───── Listed entries ─────
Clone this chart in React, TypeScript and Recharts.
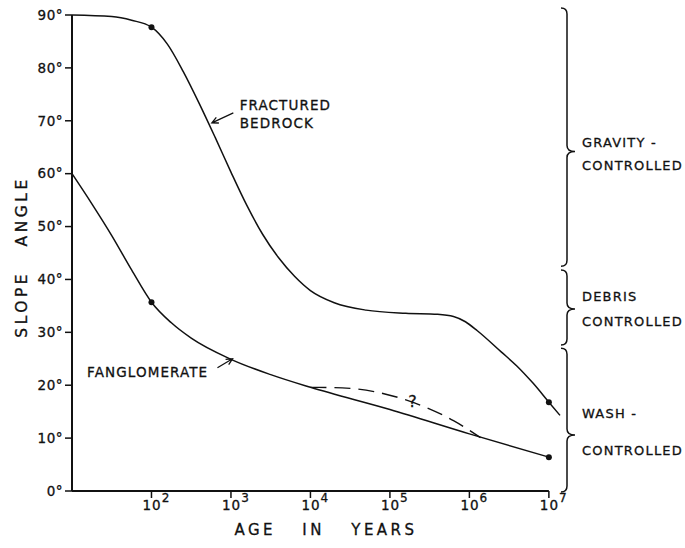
import { LineChart, Line, XAxis, YAxis, ReferenceLine, ReferenceDot, ReferenceArea } from 'recharts'

// age is log10(years), slope in degrees
const bedrockAge = [1.0, 1.5, 1.75, 2.0, 2.2, 2.4, 2.6, 2.8, 3.0, 3.2, 3.4, 3.6, 3.8, 4.0, 4.3, 4.7, 5.2, 5.6, 5.8, 5.95, 6.1, 6.4, 6.6, 6.8, 7.0, 7.14]
const bedrockSlope = [90, 89.7, 89.0, 87.7, 84.5, 79.3, 73.3, 66.9, 60.3, 54.0, 48.5, 44.1, 40.6, 37.9, 35.6, 34.2, 33.6, 33.4, 33.0, 32.0, 30.3, 26.3, 23.6, 20.4, 16.8, 14.3]

const fangAge = [1.0, 1.25, 1.5, 1.75, 2.0, 2.25, 2.5, 3.0, 3.5, 4.0, 5.0, 6.0, 7.0]
const fangSlope = [60, 54.3, 48.3, 41.8, 35.7, 31.8, 28.9, 24.9, 22.0, 19.6, 15.4, 10.8, 6.4]

const doubtAge = [4.0, 4.4, 4.8, 5.1, 5.47, 5.8, 6.14]
const doubtSlope = [19.6, 19.5, 18.8, 17.7, 15.7, 13.3, 10.1]

const markedAges = [2, 7]
const ageTicks = [2, 3, 4, 5, 6, 7]
const slopeTicks = [0, 10, 20, 30, 40, 50, 60, 70, 80, 90]

const zones = [
  { lines: ['GRAVITY -', 'CONTROLLED'], from: 42.5, to: 91.3, tip: 64.2, textAt: [65.8, 61.6] },
  { lines: ['DEBRIS', 'CONTROLLED'], from: 27.6, to: 41.8, tip: 34.4, textAt: [36.8, 32.0] },
  { lines: ['WASH -', 'CONTROLLED'], from: -0.2, to: 27.0, tip: 10.6, textAt: [14.6, 7.6] },
]

const notes = [
  { text: 'FRACTURED', age: 3.11, slope: 73.0, size: 13.5 },
  { text: 'BEDROCK', age: 3.11, slope: 69.6, size: 13.5 },
  { text: 'FANGLOMERATE', age: 1.19, slope: 22.5, size: 13.5 },
  { text: '?', age: 5.23, slope: 16.9, size: 16 },
]

const arrows = [
  { from: { x: 3.03, y: 71.5 }, to: { x: 2.76, y: 69.6 } },
  { from: { x: 2.83, y: 23.3 }, to: { x: 3.02, y: 25.0 } },
]

const zip = (ages: number[], slopes: number[]) => ages.map((age, i) => ({ age, slope: slopes[i] }))
const bedrock = zip(bedrockAge, bedrockSlope)
const fang = zip(fangAge, fangSlope)
const doubt = zip(doubtAge, doubtSlope)

const FONT = '"DejaVu Sans", sans-serif'
const INK = '#111'
const ink = { fill: INK, stroke: INK, strokeWidth: 0.3 }

const PowTick = ({ x, y, payload }: any) => (
  <text x={x - 9} y={y + 10} fontFamily={FONT} fontSize={13.5} letterSpacing={1} {...ink}>
    10
    <tspan dy={-8} fontSize={12}>{payload.value}</tspan>
  </text>
)

const endDot = (p: any) =>
  markedAges.includes(p.payload.age) ? (
    <circle key={p.index} cx={p.cx} cy={p.cy} r={3} fill={INK} />
  ) : (
    <g key={p.index} />
  )

const Arrow = ({ x1, y1, x2, y2 }: any) => {
  const a = Math.atan2(y2 - y1, x2 - x1)
  const h = 7
  const l = [x2 - h * Math.cos(a - 0.45), y2 - h * Math.sin(a - 0.45)]
  const r = [x2 - h * Math.cos(a + 0.45), y2 - h * Math.sin(a + 0.45)]
  return (
    <path
      d={`M${x1},${y1}L${x2},${y2}M${l[0]},${l[1]}L${x2},${y2}L${r[0]},${r[1]}`}
      stroke={INK}
      strokeWidth={1.3}
      fill="none"
    />
  )
}

export default function App() {
  return (
    <div style={{ position: 'absolute', left: 0, top: 0, width: 685, height: 548, background: '#fff' }}>
      <LineChart width={685} height={548} margin={{ top: 15, right: 125, left: 0, bottom: 0 }}>
        <XAxis
          type="number"
          dataKey="age"
          domain={[1, 7.14]}
          ticks={ageTicks}
          axisLine={false}
          tickLine={{ stroke: INK, strokeWidth: 1.5 }}
          tickSize={7}
          tick={<PowTick />}
          height={57}
          label={(p: any) => (
            <text
              x={p.viewBox.x + p.viewBox.width / 2 + 10}
              y={p.viewBox.y + 44}
              textAnchor="middle"
              fontFamily={FONT}
              fontSize={15}
              letterSpacing={3.5}
              wordSpacing={18}
              {...ink}
            >
              AGE IN YEARS
            </text>
          )}
        />
        <YAxis
          type="number"
          domain={[0, 90]}
          ticks={slopeTicks}
          width={72}
          axisLine={{ stroke: INK, strokeWidth: 2 }}
          tickLine={{ stroke: INK, strokeWidth: 1.5 }}
          tickSize={7}
          tickFormatter={(v: number) => `${v}°`}
          tick={{ fontFamily: FONT, fontSize: 13.5, letterSpacing: 0.5, ...ink }}
          label={(p: any) => (
            <text
              transform={`translate(22, ${p.viewBox.y + p.viewBox.height / 2 + 4}) rotate(-90)`}
              textAnchor="middle"
              dominantBaseline="central"
              fontFamily={FONT}
              fontSize={15.5}
              letterSpacing={3.5}
              wordSpacing={16}
              {...ink}
            >
              SLOPE ANGLE
            </text>
          )}
        />
        <ReferenceLine
          segment={[{ x: 1, y: 0 }, { x: 7, y: 0 }]}
          stroke={INK}
          strokeWidth={2}
          ifOverflow="visible"
        />
        <Line
          data={bedrock}
          dataKey="slope"
          type="monotone"
          stroke={INK}
          strokeWidth={1.5}
          dot={endDot}
          activeDot={false}
          isAnimationActive={false}
        />
        <Line
          data={fang}
          dataKey="slope"
          type="monotone"
          stroke={INK}
          strokeWidth={1.5}
          dot={endDot}
          activeDot={false}
          isAnimationActive={false}
        />
        <Line
          data={doubt}
          dataKey="slope"
          type="monotone"
          stroke={INK}
          strokeWidth={1.4}
          strokeDasharray="16 8"
          dot={false}
          activeDot={false}
          isAnimationActive={false}
        />
        {arrows.map((a, i) => (
          <ReferenceLine key={`ar${i}`} segment={[a.from, a.to]} ifOverflow="visible" shape={Arrow} />
        ))}
        {notes.map((n) => (
          <ReferenceDot
            key={n.text}
            x={n.age}
            y={n.slope}
            r={0}
            ifOverflow="visible"
            shape={(p: any) => (
              <text
                x={p.cx}
                y={p.cy}
                dominantBaseline="central"
                fontFamily={FONT}
                fontSize={n.size}
                letterSpacing={1.1}
                {...ink}
              >
                {n.text}
              </text>
            )}
          />
        ))}
        {zones.map((z) => (
          <ReferenceArea
            key={z.lines[0]}
            x1={7.0}
            x2={7.14}
            y1={z.from}
            y2={z.to}
            ifOverflow="visible"
            shape={(p: any) => {
              const X = p.x + p.width + 7
              const top = p.y
              const bot = p.y + p.height
              const k = p.height / (z.to - z.from)
              const tipY = top + (z.to - z.tip) * k
              const r = 6
              return (
                <g>
                  <path
                    d={`M${X - 6},${top} Q${X},${top} ${X},${top + r} L${X},${tipY - r} Q${X},${tipY} ${X + 8},${tipY} Q${X},${tipY} ${X},${tipY + r} L${X},${bot - r} Q${X},${bot} ${X - 6},${bot}`}
                    stroke={INK}
                    strokeWidth={1.5}
                    fill="none"
                  />
                  {z.lines.map((t, i) => (
                    <text
                      key={t}
                      x={X + 15}
                      y={top + (z.to - z.textAt[i]) * k}
                      dominantBaseline="central"
                      fontFamily={FONT}
                      fontSize={13}
                      letterSpacing={1.2}
                      {...ink}
                    >
                      {t}
                    </text>
                  ))}
                </g>
              )
            }}
          />
        ))}
      </LineChart>
    </div>
  )
}
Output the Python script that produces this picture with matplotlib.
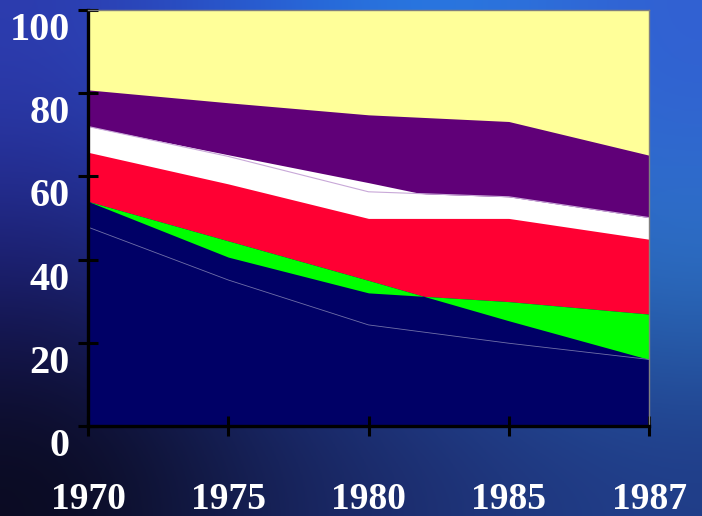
import numpy as np
import matplotlib
matplotlib.use('Agg')
from matplotlib import pyplot as plt
from matplotlib.transforms import ScaledTranslation

# category labels
years = ['1970', '1975', '1980', '1985', '1987']

# boundary lines of the layers (percent)
yellow_top = [100, 100, 100, 100, 100]
purple_top = [80.8, 77.7, 74.8, 73.2, 65.1]
white_top_a = [72.0, 65.2, 58.5, 51.5, 45.0]
white_top_b = [72.0, 64.8, 56.3, 55.1, 50.1]
red_top = [65.8, 58.2, 49.9, 49.9, 44.9]
green_edge_a = [54.0, 44.5, 35.0, 25.3, 16.0]
green_edge_b = [54.0, 40.6, 32.0, 29.9, 26.9]
inner_line = [47.8, 35.1, 24.3, 19.9, 16.0]
y_ticks = [0, 20, 40, 60, 80, 100]

fig = plt.figure(figsize=(7.02, 5.16), dpi=100)

# blue backdrop
bg = fig.add_axes([0, 0, 1, 1])
bg_colors = np.array([
    [[45, 60, 175], [40, 95, 215], [40, 130, 230], [50, 95, 210]],
    [[28, 30, 115], [30, 55, 155], [35, 85, 180], [45, 120, 200]],
    [[10, 10, 30], [22, 32, 85], [30, 48, 115], [32, 60, 135]],
]) / 255.0
bg.imshow(bg_colors, aspect='auto', interpolation='bicubic', extent=[0, 1, 0, 1])
bg.set_axis_off()

ax = fig.add_axes([88 / 702, 90 / 516, 561 / 702, 416 / 516])
x = np.arange(len(years))

# layers drawn back to front
ax.fill_between(x, 0, yellow_top, color='#FFFF99', lw=0)
ax.fill_between(x, 0, purple_top, color='#600078', lw=0)
ax.fill_between(x, 0, white_top_a, color='white', lw=0)
ax.fill_between(x, 0, white_top_b, color='white', lw=0)
ax.plot(x, white_top_b, color='#C8A8D8', lw=0.8)
ax.fill_between(x, 0, red_top, color='#FF0033', lw=0)
ax.fill_between(x, 0, green_edge_a, color='#000066', lw=0)
ax.fill_between(x, 0, green_edge_b, color='#000066', lw=0)
ax.fill_between(x, green_edge_a, green_edge_b, color='#00FF00', lw=0, interpolate=True)
ax.plot(x, inner_line, color='#7070A8', lw=0.6)

ax.set_xlim(0, len(years) - 1)
ax.set_ylim(0, 100)
ax.set_xticks(x)
ax.set_xticklabels(years)
ax.set_yticks(y_ticks)
ax.set_yticklabels([str(v) for v in y_ticks])

for side in ['left', 'bottom']:
    ax.spines[side].set_color('black')
    ax.spines[side].set_linewidth(2.4)
for side in ['top', 'right']:
    ax.spines[side].set_color('#808080')
    ax.spines[side].set_linewidth(1.0)

ax.tick_params(axis='both', direction='inout', length=14.4, width=2.2, color='black')
ax.tick_params(axis='x', pad=33)
ax.tick_params(axis='y', pad=6)

for lab in ax.get_xticklabels():
    lab.set_fontfamily('Liberation Serif')
    lab.set_fontweight('bold')
    lab.set_fontsize(27)
    lab.set_color('white')
for lab in ax.get_yticklabels():
    lab.set_fontfamily('Liberation Serif')
    lab.set_fontweight('bold')
    lab.set_fontsize(29)
    lab.set_color('white')
    lab.set_transform(lab.get_transform() + ScaledTranslation(0, -0.16, fig.dpi_scale_trans))

fig.savefig('out.png', dpi=100)
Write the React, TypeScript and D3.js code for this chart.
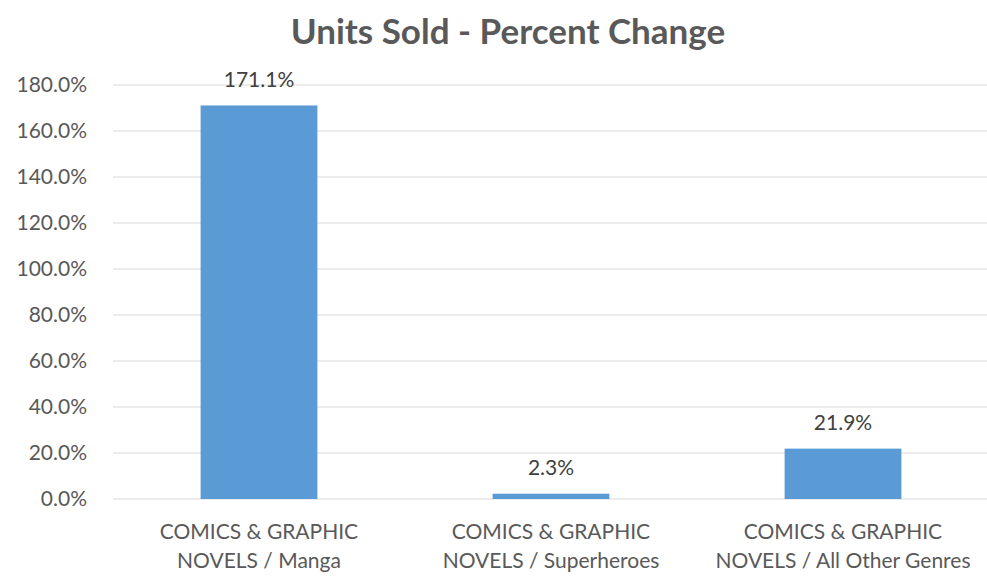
import React from "react";
import * as d3 from "d3";

const categoriesLine1 = ["COMICS & GRAPHIC", "COMICS & GRAPHIC", "COMICS & GRAPHIC"];
const categoriesLine2 = ["NOVELS / Manga", "NOVELS / Superheroes", "NOVELS / All Other Genres"];
const values = [171.1, 2.3, 21.9];
const yTicks = [0, 20, 40, 60, 80, 100, 120, 140, 160, 180];
const title = "Units Sold - Percent Change";

const W = 987;
const H = 576;
const FONT = "Lato, 'Open Sans', sans-serif";

export default function App() {
  const keys = values.map((_, i) => String(i));
  const x = d3.scaleBand<string>().domain(keys).range([113, 989]).paddingInner(0.6).paddingOuter(0.3);
  const y = d3.scaleLinear().domain([0, 180]).range([499, 85]);
  const fmt = (v: number) => v.toFixed(1) + "%";

  return (
    <svg width={W} height={H} style={{ position: "absolute", left: 0, top: 0, background: "#fff" }}>
      <rect x={0} y={0} width={W} height={H} fill="#fff" />
      <text x={508} y={44} textAnchor="middle" fontFamily={FONT} fontWeight={700} fontSize={35} fill="#595959">
        {title}
      </text>
      {yTicks.map((t) => (
        <g key={t}>
          <line x1={113} x2={987} y1={y(t)} y2={y(t)} stroke="#d9d9d9" strokeWidth={1.2} />
          <text x={87} y={y(t)} dy="0.35em" textAnchor="end" fontFamily={FONT} fontSize={21} fill="#595959">
            {fmt(t)}
          </text>
        </g>
      ))}
      {values.map((v, i) => {
        const bx = x(String(i))!;
        const bw = x.bandwidth();
        const cx = bx + bw / 2;
        return (
          <g key={i}>
            <rect x={bx} y={y(v)} width={bw} height={y(0) - y(v)} fill="#5B9BD5" />
            <text x={cx} y={y(v) - 26} dy="0.35em" textAnchor="middle" fontFamily={FONT} fontSize={21} fill="#404040">
              {fmt(v)}
            </text>
            <text x={cx} y={532} dy="0.35em" textAnchor="middle" fontFamily={FONT} fontSize={21} fill="#595959">
              {categoriesLine1[i]}
            </text>
            <text x={cx} y={561} dy="0.35em" textAnchor="middle" fontFamily={FONT} fontSize={21} fill="#595959">
              {categoriesLine2[i]}
            </text>
          </g>
        );
      })}
    </svg>
  );
}
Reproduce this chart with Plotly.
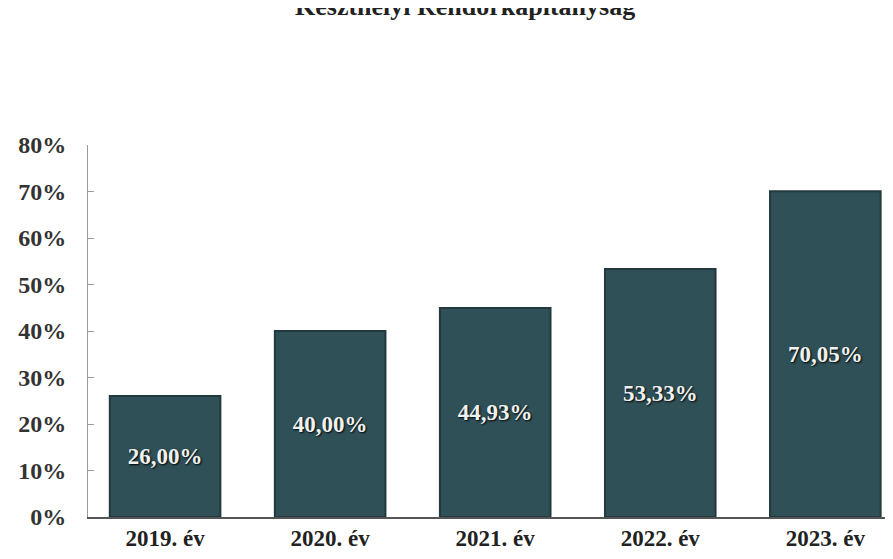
import plotly.graph_objects as go

categories = ["2019. év", "2020. év", "2021. év", "2022. év", "2023. év"]
values = [26.00, 40.00, 44.93, 53.33, 70.05]
labels = ["26,00%", "40,00%", "44,93%", "53,33%", "70,05%"]
tick_vals = [0, 10, 20, 30, 40, 50, 60, 70, 80]
tick_text = ["0%", "10%", "20%", "30%", "40%", "50%", "60%", "70%", "80%"]
title_text = "Keszthelyi Rendőrkapitányság"

serif = "Liberation Serif, Times New Roman, serif"

# page body has an 8px margin, so the figure is sized to fit the window
W, H = 885, 551
L, T, B, R = 80, 137, 42, 0
plot_w = W - L - R
plot_h = H - T - B

fig = go.Figure()
fig.add_trace(go.Bar(
    x=list(range(len(categories))),
    y=values,
    text=["<b>" + s + "</b>" for s in labels],
    textposition="inside",
    insidetextanchor="middle",
    textangle=0,
    textfont=dict(family=serif, size=23, color="#f0f2f0",
                  shadow="1px 1px 2px #000000"),
    marker=dict(color="#2f5057", line=dict(color="#22393d", width=2)),
    width=0.67,
    hoverinfo="skip",
))

fig.update_layout(
    width=W, height=H,
    margin=dict(l=L, r=R, t=T, b=B, autoexpand=False),
    paper_bgcolor="white", plot_bgcolor="white",
    showlegend=False,
    uniformtext=dict(minsize=8, mode="show"),
    annotations=[dict(
        text="<b>" + title_text + "</b>",
        xref="paper", yref="paper",
        x=(465 - 8 - L) / plot_w, y=(509 + 2) / plot_h,
        xanchor="center", yanchor="middle",
        showarrow=False,
        font=dict(family=serif, size=26, color="#222222"),
    )],
)

fig.update_xaxes(
    range=[-0.467, 4.41],
    tickvals=list(range(len(categories))),
    ticktext=["<b>" + c + "</b>" for c in categories],
    tickfont=dict(family=serif, size=23, color="#222222"),
    showgrid=False, zeroline=False,
    showline=True, linecolor="#555555", linewidth=1.5,
    ticks="", ticklabelstandoff=0,
)
fig.update_yaxes(
    range=[0, 80],
    tickvals=tick_vals,
    ticktext=["<b>" + t + "</b>" for t in tick_text],
    tickfont=dict(family=serif, size=24, color="#333333"),
    showgrid=False, zeroline=False,
    showline=True, linecolor="#9a9a9a", linewidth=1,
    ticks="inside", ticklen=6, tickcolor="#9a9a9a",
    ticklabelstandoff=16,
)

fig.write_html("out.html")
─────
Task to carry out:
Please extract exactly the lines of the data, from the first through the line containing "INK, strokeWidth: 0.3", and add no pictures to the copy.

Solution for this problem:
Clone this chart in React, TypeScript and Recharts.
import { LineChart, Line, XAxis, YAxis, ReferenceLine, ReferenceDot, ReferenceArea } from 'recharts'

// age is log10(years), slope in degrees
const bedrockAge = [1.0, 1.5, 1.75, 2.0, 2.2, 2.4, 2.6, 2.8, 3.0, 3.2, 3.4, 3.6, 3.8, 4.0, 4.3, 4.7, 5.2, 5.6, 5.8, 5.95, 6.1, 6.4, 6.6, 6.8, 7.0, 7.14]
const bedrockSlope = [90, 89.7, 89.0, 87.7, 84.5, 79.3, 73.3, 66.9, 60.3, 54.0, 48.5, 44.1, 40.6, 37.9, 35.6, 34.2, 33.6, 33.4, 33.0, 32.0, 30.3, 26.3, 23.6, 20.4, 16.8, 14.3]

const fangAge = [1.0, 1.25, 1.5, 1.75, 2.0, 2.25, 2.5, 3.0, 3.5, 4.0, 5.0, 6.0, 7.0]
const fangSlope = [60, 54.3, 48.3, 41.8, 35.7, 31.8, 28.9, 24.9, 22.0, 19.6, 15.4, 10.8, 6.4]

const doubtAge = [4.0, 4.4, 4.8, 5.1, 5.47, 5.8, 6.14]
const doubtSlope = [19.6, 19.5, 18.8, 17.7, 15.7, 13.3, 10.1]

const markedAges = [2, 7]
const ageTicks = [2, 3, 4, 5, 6, 7]
const slopeTicks = [0, 10, 20, 30, 40, 50, 60, 70, 80, 90]

const zones = [
  { lines: ['GRAVITY -', 'CONTROLLED'], from: 42.5, to: 91.3, tip: 64.2, textAt: [65.8, 61.6] },
  { lines: ['DEBRIS', 'CONTROLLED'], from: 27.6, to: 41.8, tip: 34.4, textAt: [36.8, 32.0] },
  { lines: ['WASH -', 'CONTROLLED'], from: -0.2, to: 27.0, tip: 10.6, textAt: [14.6, 7.6] },
]

const notes = [
  { text: 'FRACTURED', age: 3.11, slope: 73.0, size: 13.5 },
  { text: 'BEDROCK', age: 3.11, slope: 69.6, size: 13.5 },
  { text: 'FANGLOMERATE', age: 1.19, slope: 22.5, size: 13.5 },
  { text: '?', age: 5.23, slope: 16.9, size: 16 },
]

const arrows = [
  { from: { x: 3.03, y: 71.5 }, to: { x: 2.76, y: 69.6 } },
  { from: { x: 2.83, y: 23.3 }, to: { x: 3.02, y: 25.0 } },
]

const zip = (ages: number[], slopes: number[]) => ages.map((age, i) => ({ age, slope: slopes[i] }))
const bedrock = zip(bedrockAge, bedrockSlope)
const fang = zip(fangAge, fangSlope)
const doubt = zip(doubtAge, doubtSlope)

const FONT = '"DejaVu Sans", sans-serif'
const INK = '#111'
const ink = { fill: INK, stroke: INK, strokeWidth: 0.3 }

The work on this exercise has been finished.